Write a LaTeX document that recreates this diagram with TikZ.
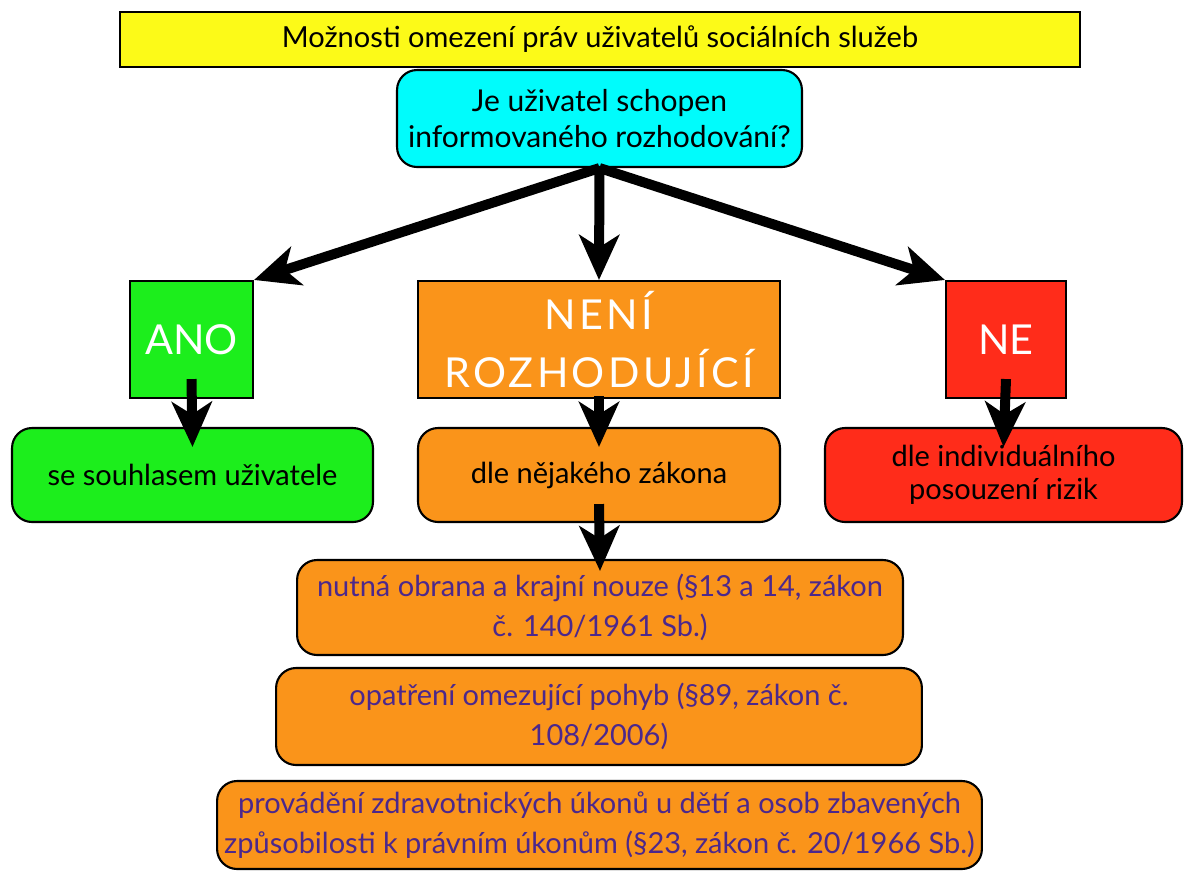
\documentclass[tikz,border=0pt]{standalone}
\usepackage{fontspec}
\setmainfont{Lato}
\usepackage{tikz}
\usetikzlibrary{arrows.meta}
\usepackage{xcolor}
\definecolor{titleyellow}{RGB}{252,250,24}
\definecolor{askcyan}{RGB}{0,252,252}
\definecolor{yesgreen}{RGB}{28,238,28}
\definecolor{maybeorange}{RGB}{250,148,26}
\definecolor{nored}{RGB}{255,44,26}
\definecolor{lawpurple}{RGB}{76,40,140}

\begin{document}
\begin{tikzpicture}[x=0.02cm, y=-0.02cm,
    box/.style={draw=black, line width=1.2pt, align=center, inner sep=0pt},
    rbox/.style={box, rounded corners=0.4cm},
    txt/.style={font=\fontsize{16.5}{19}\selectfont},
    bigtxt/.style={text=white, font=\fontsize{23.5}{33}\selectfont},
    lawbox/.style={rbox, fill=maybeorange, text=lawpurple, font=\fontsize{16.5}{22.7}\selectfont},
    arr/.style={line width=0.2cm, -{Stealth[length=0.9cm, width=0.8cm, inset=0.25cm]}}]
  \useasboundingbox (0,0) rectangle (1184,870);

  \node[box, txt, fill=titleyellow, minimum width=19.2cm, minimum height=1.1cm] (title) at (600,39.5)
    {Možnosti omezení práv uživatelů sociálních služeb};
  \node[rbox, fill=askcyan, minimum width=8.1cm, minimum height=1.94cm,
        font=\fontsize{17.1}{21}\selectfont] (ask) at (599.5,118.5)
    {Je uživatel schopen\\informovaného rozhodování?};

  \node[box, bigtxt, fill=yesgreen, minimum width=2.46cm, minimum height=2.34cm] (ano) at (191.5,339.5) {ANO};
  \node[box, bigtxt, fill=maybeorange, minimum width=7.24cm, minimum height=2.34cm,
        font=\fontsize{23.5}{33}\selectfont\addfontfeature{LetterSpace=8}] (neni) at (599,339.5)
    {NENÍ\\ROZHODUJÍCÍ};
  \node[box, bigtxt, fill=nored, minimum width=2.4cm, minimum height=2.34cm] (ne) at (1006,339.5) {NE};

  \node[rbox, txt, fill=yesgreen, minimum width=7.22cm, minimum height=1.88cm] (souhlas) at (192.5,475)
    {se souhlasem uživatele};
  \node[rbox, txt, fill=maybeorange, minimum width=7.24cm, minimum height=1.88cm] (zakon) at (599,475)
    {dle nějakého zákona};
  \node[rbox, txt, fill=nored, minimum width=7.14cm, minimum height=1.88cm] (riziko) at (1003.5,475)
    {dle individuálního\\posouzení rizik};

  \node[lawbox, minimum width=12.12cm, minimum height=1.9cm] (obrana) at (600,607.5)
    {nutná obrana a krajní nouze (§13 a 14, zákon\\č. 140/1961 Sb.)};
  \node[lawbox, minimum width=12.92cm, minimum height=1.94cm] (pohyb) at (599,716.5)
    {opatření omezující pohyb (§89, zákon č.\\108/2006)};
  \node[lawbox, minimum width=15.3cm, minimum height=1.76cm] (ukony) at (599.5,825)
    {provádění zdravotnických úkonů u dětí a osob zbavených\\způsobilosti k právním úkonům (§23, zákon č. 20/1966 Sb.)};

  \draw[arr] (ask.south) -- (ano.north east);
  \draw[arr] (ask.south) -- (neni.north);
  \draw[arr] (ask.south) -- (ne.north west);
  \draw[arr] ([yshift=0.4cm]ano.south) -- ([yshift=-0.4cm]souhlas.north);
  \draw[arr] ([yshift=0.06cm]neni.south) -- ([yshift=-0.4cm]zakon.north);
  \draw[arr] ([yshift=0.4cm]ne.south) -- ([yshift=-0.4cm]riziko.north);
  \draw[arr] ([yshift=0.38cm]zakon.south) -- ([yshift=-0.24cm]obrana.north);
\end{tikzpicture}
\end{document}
**********
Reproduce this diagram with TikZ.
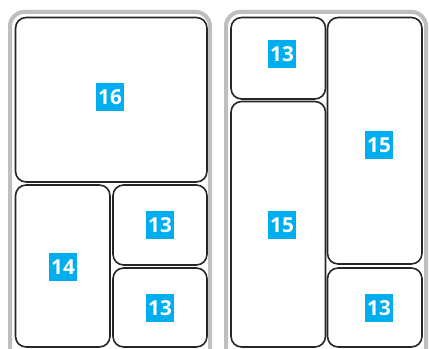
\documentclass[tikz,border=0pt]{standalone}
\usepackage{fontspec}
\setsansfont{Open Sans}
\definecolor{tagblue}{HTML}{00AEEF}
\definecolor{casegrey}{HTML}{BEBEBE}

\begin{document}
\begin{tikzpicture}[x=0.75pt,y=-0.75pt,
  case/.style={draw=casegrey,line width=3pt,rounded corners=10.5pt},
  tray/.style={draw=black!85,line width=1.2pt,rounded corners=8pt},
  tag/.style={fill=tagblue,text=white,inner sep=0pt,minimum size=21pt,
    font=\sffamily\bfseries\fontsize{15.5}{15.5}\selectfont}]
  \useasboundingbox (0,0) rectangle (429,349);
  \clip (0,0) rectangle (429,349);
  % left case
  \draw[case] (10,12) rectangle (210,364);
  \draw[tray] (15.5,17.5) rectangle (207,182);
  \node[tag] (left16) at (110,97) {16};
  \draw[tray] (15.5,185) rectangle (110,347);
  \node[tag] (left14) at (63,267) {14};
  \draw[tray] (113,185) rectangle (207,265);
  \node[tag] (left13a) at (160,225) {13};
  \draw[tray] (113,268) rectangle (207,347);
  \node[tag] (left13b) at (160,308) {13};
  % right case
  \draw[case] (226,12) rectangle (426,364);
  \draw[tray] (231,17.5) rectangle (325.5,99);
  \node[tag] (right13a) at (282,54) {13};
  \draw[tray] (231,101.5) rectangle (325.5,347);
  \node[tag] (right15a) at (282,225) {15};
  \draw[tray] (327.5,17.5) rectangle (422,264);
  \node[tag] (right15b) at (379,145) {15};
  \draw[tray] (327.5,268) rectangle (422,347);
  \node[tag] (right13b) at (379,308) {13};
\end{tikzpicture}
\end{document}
**********
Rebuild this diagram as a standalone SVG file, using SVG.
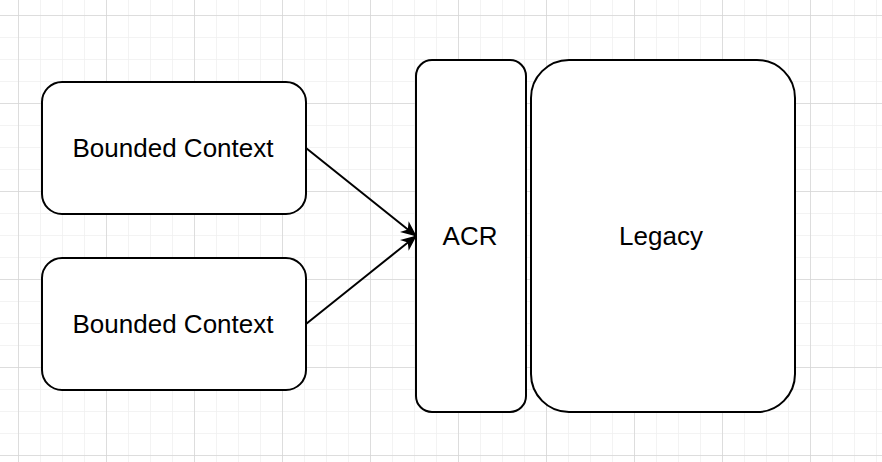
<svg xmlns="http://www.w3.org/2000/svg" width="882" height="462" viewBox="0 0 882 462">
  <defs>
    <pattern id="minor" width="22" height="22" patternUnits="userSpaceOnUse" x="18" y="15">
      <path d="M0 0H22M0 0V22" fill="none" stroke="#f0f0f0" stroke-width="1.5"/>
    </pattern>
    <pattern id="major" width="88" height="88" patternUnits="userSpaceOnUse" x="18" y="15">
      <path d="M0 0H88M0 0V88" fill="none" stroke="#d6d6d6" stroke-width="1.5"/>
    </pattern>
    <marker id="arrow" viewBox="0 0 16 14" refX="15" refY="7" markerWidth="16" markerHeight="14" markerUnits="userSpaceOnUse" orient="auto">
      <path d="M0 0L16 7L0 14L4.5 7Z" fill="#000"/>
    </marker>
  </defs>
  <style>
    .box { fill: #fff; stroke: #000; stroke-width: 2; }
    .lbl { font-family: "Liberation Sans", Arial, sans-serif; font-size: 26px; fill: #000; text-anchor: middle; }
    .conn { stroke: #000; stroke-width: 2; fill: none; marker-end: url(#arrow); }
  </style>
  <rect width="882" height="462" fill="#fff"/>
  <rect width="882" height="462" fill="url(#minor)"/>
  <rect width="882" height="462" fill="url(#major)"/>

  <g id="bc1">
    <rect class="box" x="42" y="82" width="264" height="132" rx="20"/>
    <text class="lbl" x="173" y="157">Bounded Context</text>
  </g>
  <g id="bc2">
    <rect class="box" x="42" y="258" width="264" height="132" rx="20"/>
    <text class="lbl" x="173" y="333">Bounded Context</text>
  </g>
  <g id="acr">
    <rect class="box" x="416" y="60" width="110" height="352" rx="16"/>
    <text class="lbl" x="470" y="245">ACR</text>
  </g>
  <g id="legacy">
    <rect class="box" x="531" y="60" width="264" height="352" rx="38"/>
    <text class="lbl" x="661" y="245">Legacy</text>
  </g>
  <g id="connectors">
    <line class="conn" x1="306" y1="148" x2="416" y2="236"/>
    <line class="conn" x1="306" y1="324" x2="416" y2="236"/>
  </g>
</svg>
**********
## Task
Select the lines in this material that hold the word "with", leaving none out.

## Finished exercise
Write a LaTeX document that recreates this diagram with TikZ.
Reproduce this diagram with TikZ.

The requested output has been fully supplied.